Focusing on the critical tier of midlevel donors, let’s look at three decisions on the table that your organization may regret for years.

  1. Slashing acquisition investments. I direct you to Roger Craver’s brilliant Agitator piece entitled “Don’t Eat the Seed Corn.

He writes:

“Now more than ever, organizations must resist the short-sighted urge to slash investments in donor acquisition and retention. Because the small donors you bring in and cultivate today? They’re the ones who’ll keep your mission alive tomorrow.”

Acquisition is expensive, and the ROI accrues over years. Conversely, the decision to slash this investment sends the pain cascading into the future. It takes years, sometimes a decade or longer, for a small-dollar donor to enter the midlevel, and more years still to become a major giver. 

Cutting this investment is like planting a time bomb in your organization’s finances. And sadly, when it goes off, fundraisers are often left to shoulder the blame.

2. Cutting back retention expenses. Creating donor happiness is one key to midlevel success, but it befuddles CFOs. It’s all but impossible to directly tie each cultivation touch, phone call, event invite, or impact report to a donor’s decision to renew or increase their giving. That makes cultivation and stewardship investments easy targets during spasms of belt-tightening. Cutting these expenses is just another form of kicking the can – and the pain – down the road.

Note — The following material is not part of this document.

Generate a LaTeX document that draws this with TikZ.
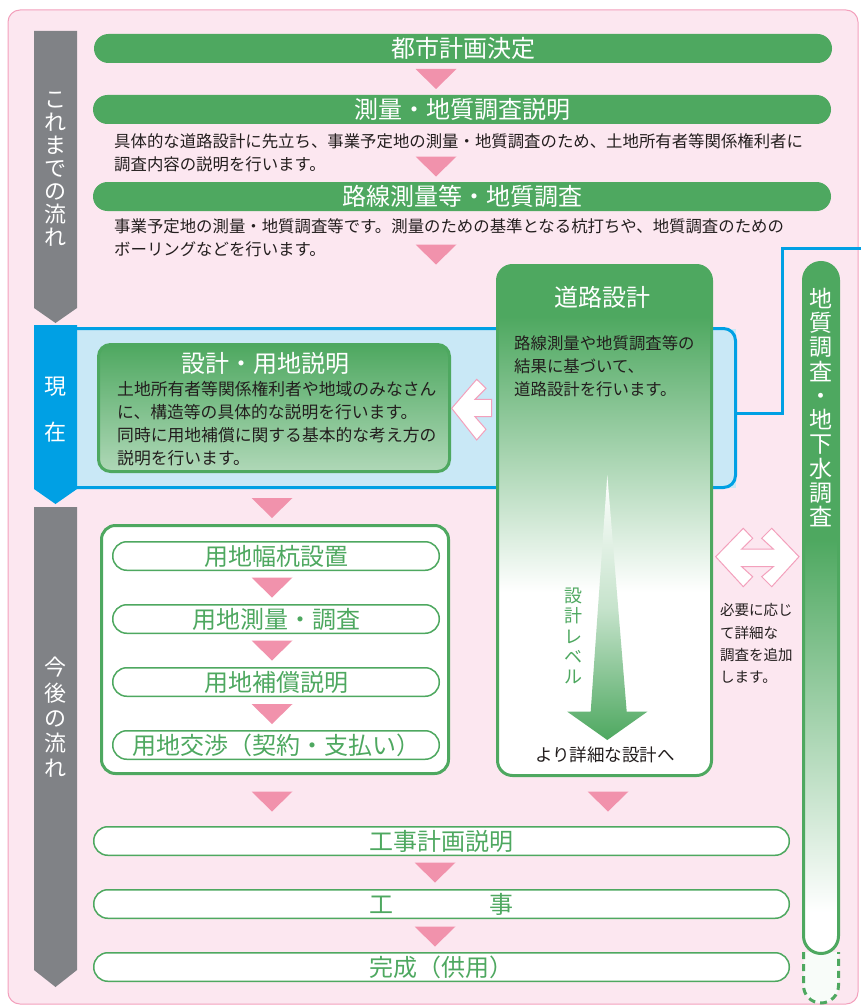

3. Expecting social media to do the fundraising heavy lifting. Definitely not for midlevel and probably not for low-dollar either. Midlevel donors have little interest in social networks for engaging with the causes they support. According to our landmark study of nearly 6,000 midlevel donors, only 16% say they want to do this. Bigger picture, there are signs that the fantasy that social media is the answer may be fading. The Chronicle of Philanthropy recently covered this well. Here’s the tl;dr:

“For years, social media has been a place for organizations, like nonprofits, to connect with their audiences, share their work, and build visibility. But lately, many nonprofits have been questioning whether these platforms truly nurture the kind of community we want to cultivate — or if they simply keep us in a loop of endless content creation, asking more and more of us while giving less in return.”

One driving factor in short-sighted decision-making may lie with CFOs and Boards, who in our experience are woefully uninformed about how fundraising works. Until they get savvier, history is bound to repeat itself.

It’s frustrating to see smart people do the wrong thing again and again. Maybe this time will be different.